Bamboo Bicycles and natural meta-resources

In my previous posting about metar-esources, I focused exclusively on manufactured goods. But taken another way, humans have been meta-resource users longer than we've been human - as long as we've been tool-using primates. Wood could, for example, be considered a meta-resource, since the tree has gone to the trouble of manufacturing a rigid, easily worked cellulose structure.

Okay, it's a stretch.

It's still interesting to see natural products taking their places beside the most modern. In the case of Bamboosero they're making bike frames out of bamboo, hemp, and (if I understand correctly) polyester resin. Apparently they compare favorably to carbon fiber. Consider that a moment. Bamboo, a fast growing grass (three years from seedling to harvest for bike frames), when heat treated and wrapped in hemp, a crop plant grown for its long, strong fibers for thousands of years (the discovery of and breeding for THC content is comparatively recent), and soaked in polyester resin stacks up to polyester resin soaked /carbon fiber/. Apparently the bike frames are a little more flexible than their carbon fiber counterparts, but this helps them absorb shock better. It boggles the mind, and makes one wonder how many other good materials for space-age material-science have been ignored because humans didn't invent them.

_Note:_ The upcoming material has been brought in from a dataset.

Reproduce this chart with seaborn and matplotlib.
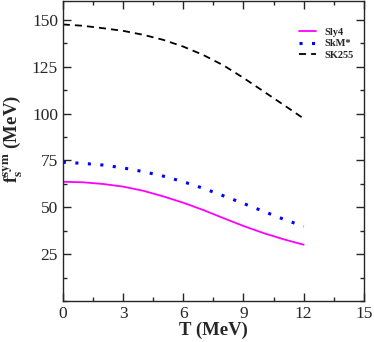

And yes, I understand the role the resin is playing here. Let us not underestimate it or its man-made nature. But I start to wonder if hybrid materials (to coin a phrase) - man-made with natural might not be a strong force as we look into the future.

The constraints are, probably, a lack of engineering data and engineering consistency with natural products. Consider that in the last 20 years or so, as the housing industry has moved to building with lumber exclusively from farmed, fast-growing trees, that the engineering specs on a 2x4 are rather different from 2x4s sawn from old growth pine forests. That kind of thing has to drive engineers (and architects) insane. I wonder if that, as much as techno-snobbery, is behind the lack of utilization of these natural materials, including the gradual replacement of wood with manufactured timbers in homes.

(As an aside: my current house has natural-timber floors. They /give/ a lot more than the old house's manufactured timbers did, and especially under the front loading washer, this is not a positive thing.)

Changing venues to a craftsman-driven, boutique technology realm, whether at the high end in industrialized nations, or the lower end in emerging nations, changes the need for material consistency. Instead of an engineer trying to model what the material will do mathematically, a craftsman knows the material and how it will react in what he/she is making, and presumably how to evaluate the stock. Watch Norm Abram pick out wood for his projects some time, if you want to see that practice at work. (Okay, Norm has degrees in mechanical engineering and business admin, so he might be doing the engineering in his head. But still.)

Meta-materials, naturally occurring or otherwise, because of their variations, might not lend themselves to mass production, but for cottage and craft industries, it's a whole different ballgame.